Emblemáticas a respeito da questão ora examinada as decisões colhidas na
jurisprudência pátria, abaixo citadas:
"RETIFICAÇÃO DE REGISTRO CIVIL - ASSENTO DE NASCIMENTO - TRANSEXUAL -
ALTERAÇÃO NA INDICAÇÃO DO SEXO - DEFERIMENTO - Necessidade da cirurgia
para a mudança de sexo reconhecida por acompanhamento médico
multidisciplinar - Concordância do Estado com a cirurgia que não se
compatibiliza com a manutenção do estado sexual originalmente inserto na
certidão de nascimento - Negativa ao portador de disforia do gênero do
direito à adequação do sexo morfológico e psicológico e a conseqüente
redesignação do estado sexual e do prenome no assento de nascimento que
acaba por afrontar a lei fundamental - inexistência de interesse
genérico de uma sociedade democrática em impedir a integração do
transexual = alteração que busca obter efetividade aos comandos
previstos nos art. 1º, III, e 3º, IV, da Constituição Federal - recurso
do Ministério Público negado, provido o do autor para o fim de acolher
integralmente o pedido inicial, determinando a retificação de seu
assento de nascimento não só no que diz respeito ao nome, mas também no
que concerne ao sexo. (TJSP, Apelação cível n. 209.101.4/0, Relator
Elliot Akel).
"APELAÇÃO. REGISTRO CIVIL. RETIFICAÇÃO DO REGISTRO DE NASCIMENTO EM
RELAÇÃO AO SEXO. Passando, a pessoa portadora de transexualismo, por
cirurgia de mudança de sexo, que importa na transmutação de suas
características sexuais, de ficar acolhida a pretensão de retificação do
registro civil, para adequá-lo à realidade existente. A constituição
morfológica do indivíduo e toda a sua aparência sendo de mulher,
alterado que foi, cirurgicamente, o seu sexo, razoável que se retifique
o dado de seu assento, para 'feminino', no registro civil o sexo da
pessoa, já com o seu prenome mandado alterar para a forma feminina, no
caso concreto considerado, que é irreversível, deve ficar adequado, no
apontamento respectivo, evitando-se, para o interessado,
constrangimentos individuais e perplexidade no meio social. As
retificações no registro civil são processadas e julgadas perante o Juiz
de Direito da Circunscrição competente, que goze da garantia da
vitaliciedade, e mediante processo judicial regular. A decisão
monocrática recorrida não contém nulidade insanável. Preliminares
rejeitadas. Recurso, quanto ao mérito, provido, para ficar modificado,
parcialmente, o julgado de 1º grau" (TJERJ, apelação cível n.
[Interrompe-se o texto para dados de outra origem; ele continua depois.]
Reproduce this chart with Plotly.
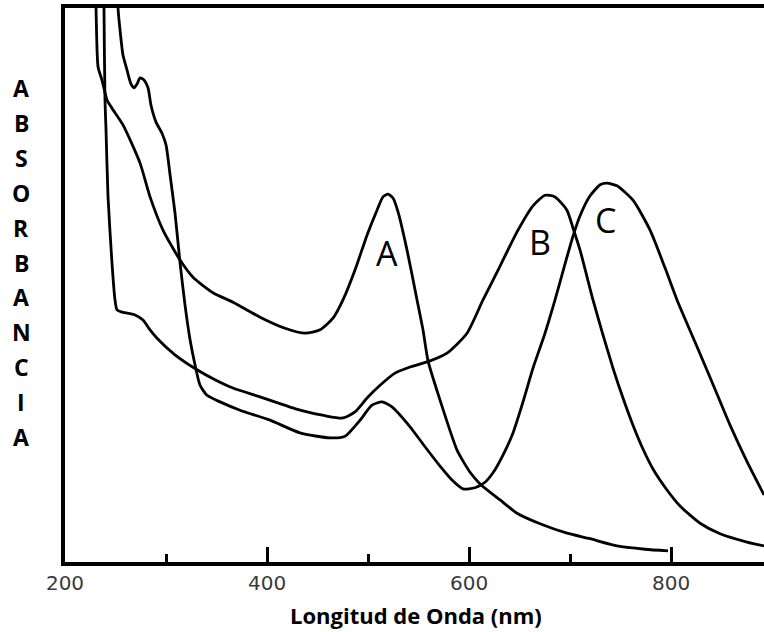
import plotly.graph_objects as go

# Wavelength (nm) and absorbance (arbitrary units)
wl_a = [229.7, 230.7, 232.7, 236.6, 241.6, 246.5, 257.4, 274.3, 284.2, 297.0, 313.9, 326.7,
        346.5, 366.3, 393.1, 417.8, 437.6, 452.5, 465.3, 475.2, 487.1, 499.0, 508.9, 514.8,
        519.8, 524.7, 529.7, 538.6, 548.5, 554.4, 559.4, 571.3, 588.1, 601.0, 610.9, 630.7,
        647.5, 670.3, 697.0, 719.8, 746.5, 774.2, 797.0]
abs_a = [1.051, 1.000, 0.894, 0.870, 0.834, 0.819, 0.789, 0.720, 0.659, 0.599, 0.545, 0.514,
         0.486, 0.469, 0.442, 0.422, 0.413, 0.419, 0.440, 0.473, 0.527, 0.590, 0.635, 0.659,
         0.664, 0.657, 0.632, 0.563, 0.473, 0.419, 0.363, 0.292, 0.202, 0.162, 0.141, 0.112,
         0.088, 0.069, 0.052, 0.042, 0.029, 0.023, 0.020]

wl_b = [238.6, 238.6, 239.6, 240.6, 242.6, 246.5, 249.5, 251.5, 256.4, 262.4, 269.3, 277.2,
        284.2, 291.1, 308.9, 330.7, 348.5, 366.3, 393.1, 432.7, 457.4, 475.2, 487.1, 499.0,
        511.9, 526.7, 541.6, 561.4, 578.2, 598.0, 613.8, 630.7, 647.5, 663.3, 675.2, 685.1,
        696.9, 702.9, 709.9, 722.7, 732.6, 742.5, 752.4, 762.3, 772.2, 782.1, 796.0, 808.9,
        828.7, 848.5, 875.2, 892.0]
abs_b = [1.051, 1.000, 0.834, 0.780, 0.659, 0.540, 0.473, 0.455, 0.451, 0.449, 0.446, 0.437,
         0.419, 0.404, 0.374, 0.347, 0.329, 0.314, 0.298, 0.274, 0.264, 0.260, 0.271, 0.296,
         0.319, 0.341, 0.352, 0.363, 0.377, 0.413, 0.473, 0.534, 0.596, 0.643, 0.662, 0.659,
         0.635, 0.603, 0.563, 0.473, 0.410, 0.350, 0.296, 0.247, 0.204, 0.168, 0.130, 0.101,
         0.070, 0.051, 0.036, 0.029]

wl_c = [252.5, 252.5, 254.5, 257.4, 261.4, 265.3, 268.3, 271.3, 274.3, 278.2, 282.2, 285.1,
        290.1, 296.0, 300.0, 304.0, 308.9, 313.9, 318.8, 323.8, 328.7, 333.7, 340.6, 353.5,
        373.3, 403.0, 432.7, 462.4, 477.2, 492.1, 503.9, 513.8, 523.7, 541.6, 556.4, 571.3,
        583.1, 594.0, 605.9, 615.8, 623.7, 633.6, 643.5, 653.4, 663.3, 675.2, 685.1, 695.0,
        702.9, 709.9, 719.8, 729.8, 736.6, 746.5, 762.3, 779.2, 794.0, 805.9, 823.7, 840.5,
        858.4, 875.2, 892.0]
abs_c = [1.051, 1.000, 0.960, 0.915, 0.888, 0.863, 0.856, 0.863, 0.874, 0.870, 0.856, 0.825,
         0.794, 0.774, 0.753, 0.699, 0.630, 0.540, 0.464, 0.401, 0.356, 0.319, 0.301, 0.289,
         0.274, 0.256, 0.233, 0.224, 0.227, 0.256, 0.283, 0.289, 0.280, 0.244, 0.208, 0.173,
         0.148, 0.132, 0.134, 0.144, 0.161, 0.193, 0.233, 0.289, 0.350, 0.413, 0.473, 0.538,
         0.588, 0.625, 0.661, 0.681, 0.684, 0.679, 0.653, 0.599, 0.531, 0.473, 0.397, 0.325,
         0.247, 0.181, 0.121]

series_names = ["A", "B", "C"]
label_pos_wl = [518.8, 670.3, 734.6]
label_pos_abs = [0.558, 0.578, 0.617]

x_tick_vals = [200, 400, 600, 800]
x_tick_text = ["200", "400", "600", "800"]
x_minor_vals = [300, 500, 700]
x_title = "Longitud de Onda (nm)"
y_title_letters = list("ABSORBANCIA")

fig = go.Figure()
for wl, ab, name in zip([wl_a, wl_b, wl_c], [abs_a, abs_b, abs_c], series_names):
    fig.add_trace(go.Scatter(x=wl, y=ab, mode="lines", name=name,
                             line=dict(color="black", width=2.8, shape="spline", smoothing=0.6),
                             showlegend=False, hoverinfo="skip"))

for name, lx, ly in zip(series_names, label_pos_wl, label_pos_abs):
    fig.add_annotation(x=lx, y=ly, text=name, showarrow=False,
                       font=dict(family="Open Sans", size=34, color="black"))

# vertical Y-axis title, one letter per line
top_py, step_py = 88, 34.9
for i, ch in enumerate(y_title_letters):
    py = top_py + i * step_py
    fig.add_annotation(xref="paper", yref="paper", x=(21 - 65) / 699, y=(562 - py) / 554,
                       text=f"<b>{ch}</b>", showarrow=False, xanchor="center", yanchor="middle",
                       font=dict(family="Open Sans", size=23, color="black"))

fig.add_annotation(xref="paper", yref="paper", x=(416 - 65) / 699, y=-(615 - 562) / 554,
                   text=f"<b>{x_title}</b>", showarrow=False, xanchor="center", yanchor="middle",
                   font=dict(family="Open Sans", size=22, color="black"))

fig.update_layout(
    width=764, height=632,
    margin=dict(l=65, r=0, t=8, b=70),
    plot_bgcolor="white", paper_bgcolor="white",
    xaxis=dict(range=[200, 892], showgrid=False, zeroline=False,
               showline=True, linecolor="black", linewidth=3.5, mirror=True,
               tickvals=x_tick_vals, ticktext=x_tick_text,
               ticks="inside", ticklen=15, tickwidth=3, tickcolor="black",
               tickfont=dict(family="DejaVu Sans", size=20, color="#3a3a3a"),
               minor=dict(tickvals=x_minor_vals, ticks="inside", ticklen=8,
                          tickwidth=3, tickcolor="black")),
    yaxis=dict(range=[0, 1], showgrid=False, zeroline=False, showticklabels=False,
               showline=True, linecolor="black", linewidth=3.5, ticks=""),
)

fig.write_html("out.html")
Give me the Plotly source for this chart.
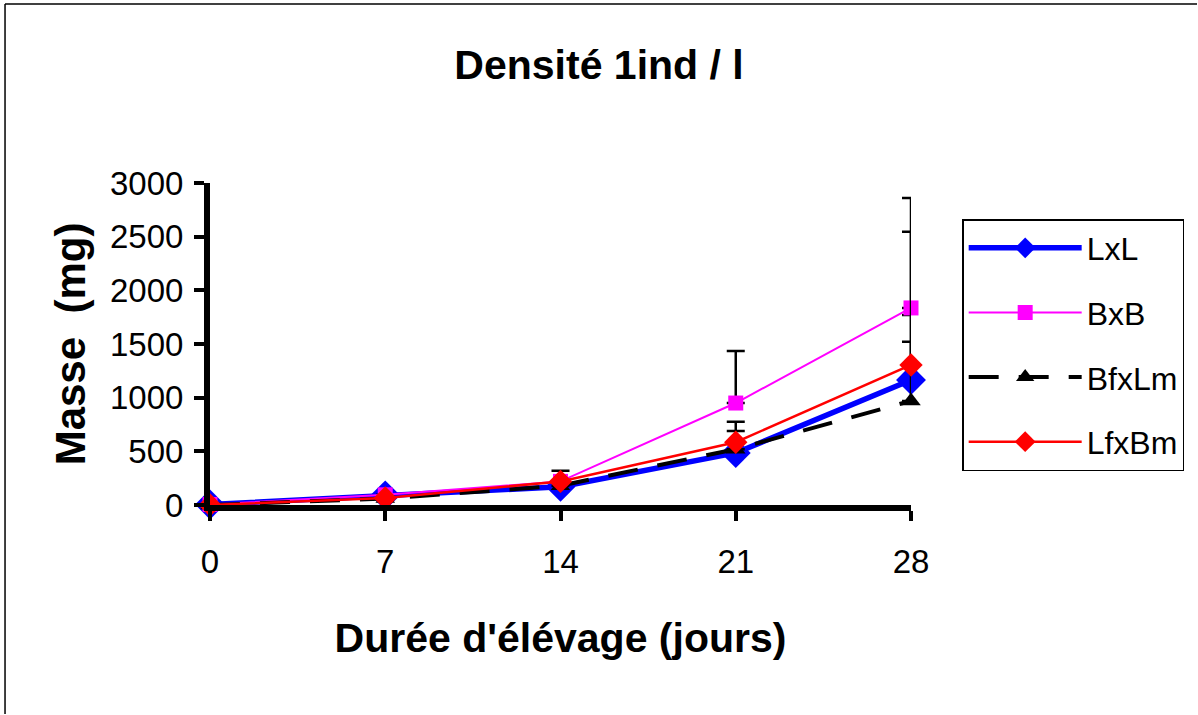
import plotly.graph_objects as go

days = [0, 7, 14, 21, 28]
series_names = ["LxL", "BxB", "BfxLm", "LfxBm"]
lxl = [5, 90, 170, 485, 1165]
bxb = [5, 95, 220, 950, 1836]
bfxlm = [0, 60, 180, 520, 970]
lfxbm = [0, 65, 220, 585, 1305]
lxl_err = [0, 0, 0, 205, 605]
bxb_err = [0, 0, 100, 485, 1024]
bfxlm_err = [0, 0, 0, 0, 550]
lfxbm_err = [0, 0, 0, 190, 1240]
y_ticks = [0, 500, 1000, 1500, 2000, 2500, 3000]

font = "Liberation Sans, Arial, sans-serif"

styles = [
    dict(color="#0000FF", width=5.5, dash="solid", symbol="diamond", size=23),
    dict(color="#FF00FF", width=2, dash="solid", symbol="square", size=15),
    dict(color="#000000", width=4, dash="30px,20px", symbol="triangle-up", size=17),
    dict(color="#FF0000", width=2.5, dash="solid", symbol="diamond", size=18),
]
values = [lxl, bxb, bfxlm, lfxbm]
errors = [lxl_err, bxb_err, bfxlm_err, lfxbm_err]

fig = go.Figure()
for name, vals, err, st in zip(series_names, values, errors, styles):
    fig.add_trace(go.Scatter(
        x=days, y=vals, name=name, mode="lines+markers",
        legendgroup=name,
        line=dict(color=st["color"], width=st["width"], dash=st["dash"]),
        marker=dict(color=st["color"], symbol=st["symbol"], size=st["size"]),
        error_y=dict(type="data", array=err, arrayminus=[0]*len(err), symmetric=False,
                     color="black", thickness=2.5, width=9),
        cliponaxis=False,
    ))

border = dict(color="black", width=1.5)
fig.update_layout(
    width=1198, height=715,
    paper_bgcolor="white", plot_bgcolor="white",
    margin=dict(l=210, r=287, t=183, b=210),
    font=dict(family=font, color="black", size=33),
    title=dict(text="<b>Densité 1ind / l</b>", x=0.5, xanchor="center", y=0.909, yanchor="middle",
               font=dict(size=41, family=font)),
    showlegend=True,
    legend=dict(x=1.073, y=0.888, xanchor="left", yanchor="top",
                bordercolor="black", borderwidth=1.5, bgcolor="white",
                font=dict(size=32, family=font), tracegroupgap=20,
                itemwidth=113),
    shapes=[
        dict(type="line", xref="paper", yref="paper", x0=-0.2924, x1=1.408, y0=1.556, y1=1.556, line=border),
        dict(type="line", xref="paper", yref="paper", x0=-0.2924, x1=-0.2924, y0=-0.649, y1=1.556, line=border),
    ],
)

fig.update_xaxes(
    range=[0, 28], tickvals=days, ticktext=[str(d) for d in days],
    showline=True, linecolor="black", linewidth=6,
    ticks="outside", tickwidth=4, ticklen=10, tickcolor="black",
    ticklabelstandoff=12,
    showgrid=False, zeroline=False,
    tickfont=dict(size=33, family=font),
    title=dict(text="<b>Durée d'élévage (jours)</b>", font=dict(size=41, family=font), standoff=47),
)
fig.update_yaxes(
    range=[0, 3000], tickvals=y_ticks,
    showline=True, linecolor="black", linewidth=6,
    ticks="outside", tickwidth=4, ticklen=10, tickcolor="black",
    ticklabelstandoff=4,
    showgrid=False, zeroline=False,
    tickfont=dict(size=33, family=font),
    title=dict(text="<b>Masse  (mg)</b>", font=dict(size=42, family=font), standoff=13),
)

fig.write_html(
    "out.html",
    config={"displayModeBar": False},
    post_script="document.body.style.margin='0';document.body.style.overflow='hidden';",
)
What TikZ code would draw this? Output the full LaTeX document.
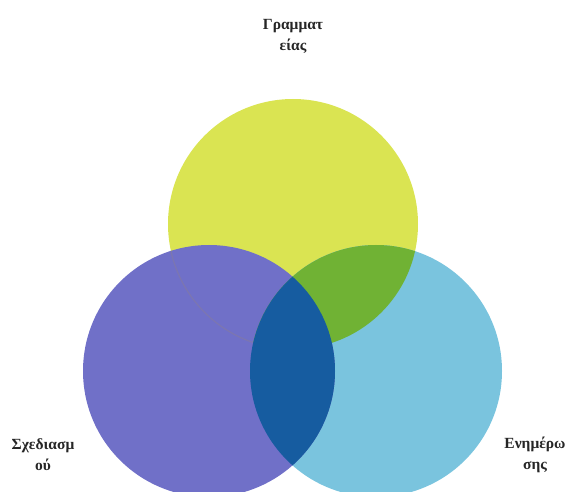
\documentclass[tikz,border=0pt]{standalone}
\usepackage{fontspec}
\setmainfont{Liberation Serif}
\definecolor{cyel}{RGB}{218,228,82}
\definecolor{cpur}{RGB}{112,112,200}
\definecolor{ccya}{RGB}{122,196,222}
\definecolor{cgrn}{RGB}{112,178,52}
\definecolor{cdbl}{RGB}{22,92,160}
\definecolor{cedge}{RGB}{124,118,176}
\begin{document}
\begin{tikzpicture}[x=1pt,y=1pt,
  lbl/.style={font=\fontsize{15.5}{21}\selectfont\bfseries, align=center, text=black!85}]
\useasboundingbox (0,0) rectangle (571,491);
\coordinate (Y) at (293,267);
\coordinate (P) at (209,120);
\coordinate (C) at (376,120);
\def\ry{125}
\def\rp{126}
\def\rc{126}
% base circles
\fill[cyel] (Y) circle (\ry);
\fill[ccya] (C) circle (\rc);
\fill[cpur] (P) circle (\rp);
% yellow and cyan overlap
\begin{scope}
  \clip (Y) circle (\ry);
  \fill[cgrn] (C) circle (\rc);
\end{scope}
% faint yellow edge inside purple
\begin{scope}
  \clip (P) circle (\rp);
  \draw[cedge, line width=1.2pt] (Y) circle (\ry);
\end{scope}
% purple and cyan overlap
\begin{scope}
  \clip (P) circle (\rp);
  \fill[cdbl] (C) circle (\rc);
\end{scope}
% labels
\node[lbl] (tY) at (293,455) {Γραμματ\\είας};
\node[lbl] (tP) at (43,36) {Σχεδιασμ\\ού};
\node[lbl] (tC) at (535,36) {Ενημέρω\\σης};
\end{tikzpicture}
\end{document}
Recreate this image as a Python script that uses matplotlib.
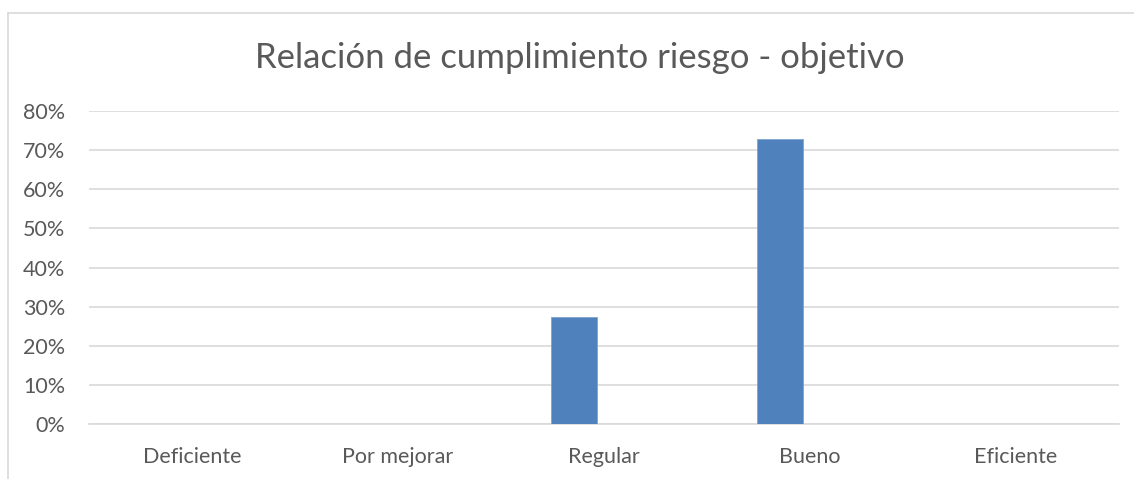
import matplotlib
matplotlib.use('Agg')
import matplotlib.pyplot as plt
from matplotlib.lines import Line2D
from matplotlib.ticker import FuncFormatter

plt.rcParams['font.family'] = ['Lato', 'DejaVu Sans']

# data
categorias = ['Deficiente', 'Por mejorar', 'Regular', 'Bueno', 'Eficiente']
valores = [0.0, 0.0, 3 / 11, 8 / 11, 0.0]
yticks = [0, 0.1, 0.2, 0.3, 0.4, 0.5, 0.6, 0.7, 0.8]

gris_texto = '#595959'
gris_linea = '#d9d9d9'
azul = '#4f81bd'

fig = plt.figure(figsize=(11.34, 4.79), dpi=100)
ax = fig.add_axes([89 / 1134, 1 - 424.3 / 479, 1030 / 1134, 313.6 / 479])

x = list(range(len(categorias)))
xb = [i - 0.144 for i in x]
ax.bar(xb, valores, width=0.223, color=azul, edgecolor='#7fa3d1', linewidth=0.6, zorder=3)

ax.set_xlim(-0.5, len(categorias) - 0.5)
ax.set_ylim(0, 0.8)
ax.set_yticks(yticks)
ax.yaxis.set_major_formatter(FuncFormatter(lambda v, p: '{:.0f}%'.format(v * 100)))
ax.set_xticks(x)
ax.set_xticklabels(categorias)

ax.grid(axis='y', color=gris_linea, linewidth=1.2, zorder=0)
for s in ['top', 'right', 'left']:
	ax.spines[s].set_visible(False)
ax.spines['bottom'].set_color(gris_linea)
ax.spines['bottom'].set_linewidth(1.2)
ax.tick_params(axis='both', length=0, colors=gris_texto, labelsize=15.5)
ax.tick_params(axis='y', pad=17)
ax.tick_params(axis='x', pad=16)

fig.text(580 / 1134, 1 - 58 / 479, 'Relación de cumplimiento riesgo - objetivo',
	ha='center', va='center', fontsize=25, color=gris_texto)

# chart border
fig.add_artist(Line2D([7.5 / 1134, 7.5 / 1134], [0, 1 - 12.5 / 479], color=gris_linea, linewidth=1.2))
fig.add_artist(Line2D([7.5 / 1134, 1], [1 - 12.5 / 479, 1 - 12.5 / 479], color=gris_linea, linewidth=1.2))

fig.savefig('out.png', dpi=100)
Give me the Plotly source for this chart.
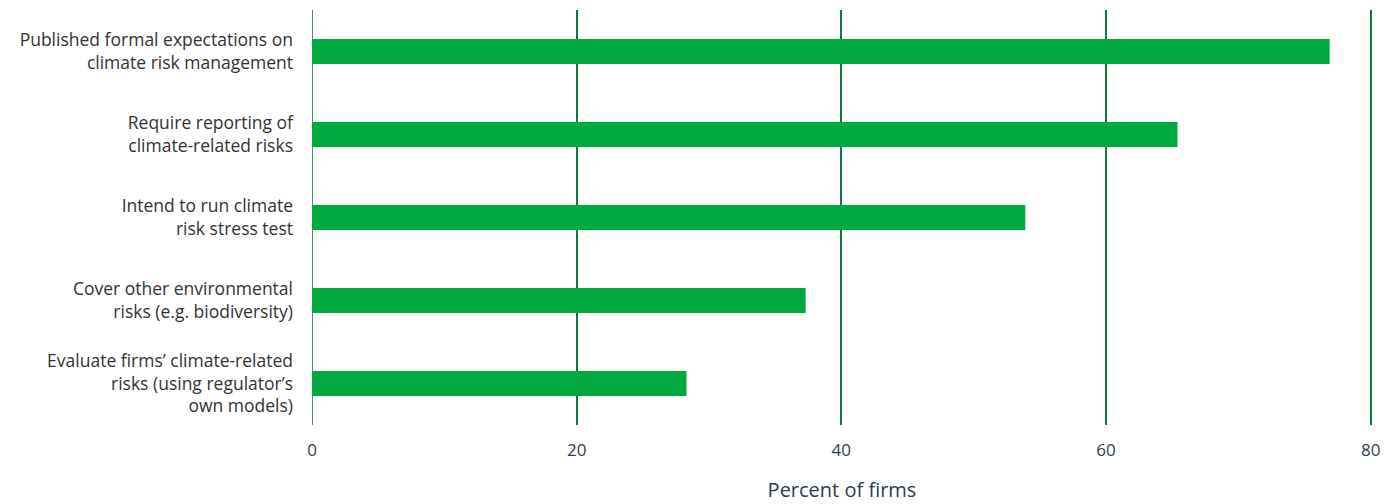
import plotly.graph_objects as go

# categories (top to bottom) and share of firms
categories = [
    "Published formal expectations on<br>climate risk management",
    "Require reporting of<br>climate-related risks",
    "Intend to run climate<br>risk stress test",
    "Cover other environmental<br>risks (e.g. biodiversity)",
    "Evaluate firms’ climate-related<br>risks (using regulator’s<br>own models)",
]
percent = [76.9, 65.4, 53.9, 37.3, 28.3]
x_ticks = [0, 20, 40, 60, 80]

fig = go.Figure()
fig.add_trace(go.Bar(
    x=percent[::-1],
    y=categories[::-1],
    orientation="h",
    marker=dict(color="#00A940", line=dict(width=0)),
    width=0.3,
))

fig.update_layout(
    width=1397, height=504,
    margin=dict(l=304, r=33, t=2, b=87),
    plot_bgcolor="white", paper_bgcolor="white",
    font=dict(family="Open Sans, Lato, sans-serif", size=17.5, color="#333333"),
    showlegend=False,
    xaxis=dict(
        range=[0, 80.1], tickvals=x_ticks,
        showgrid=True, gridcolor="#0B7A3E", gridwidth=1.5,
        zeroline=False, showline=False,
        ticks="", ticklabelstandoff=13,
        tickfont=dict(color="#2E3E4E", size=17),
        title=dict(text="Percent of firms", font=dict(size=20, color="#2E3E4E"), standoff=22),
    ),
    yaxis=dict(
        showgrid=False, zeroline=False,
        showline=False, ticks="", ticklabelstandoff=18,
        tickfont=dict(size=17.5, color="#333333"),
    ),
)
fig.add_vline(x=0, line=dict(color="#0B6B35", width=1.5), layer="below")

fig.write_html("out.html")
2002.001.16591, Relator Ronald Valladares).
Em síntese, a integração na sociedade depende da acomodação do registro,
sendo in casu a preconceituosa manutenção do sexo masculino ou de um
nome tipicamente masculino ou, ainda, a eventual inserção da condição de
transexual no assento de nascimento inaceitável por violadora dos
direitos fundamentais do autor.
Destarte, a pretendida alteração do prenome e do sexo, a par de não
acarretar prejuízos ao meio social, dará solução à incômoda situação em
que se encontra o requerente, superando os transtornos que, de longa
data, está a suportar.
Ante o exposto e fazendo nossas as sábias palavras do eminente Min.
Sálvio de Figueiredo Teixeira, segundo as quais: "O Estado deve assumir
sempre uma posição que valoriza a conquista da felicidade, pois soberana
é a vida, não a lei", opina o Ministério Público, pela procedência do
pedido, devendo-se proceder à retificação do nome e sexo no registro
civil da autora.
Belo Horizonte, 23 de junho de 2004.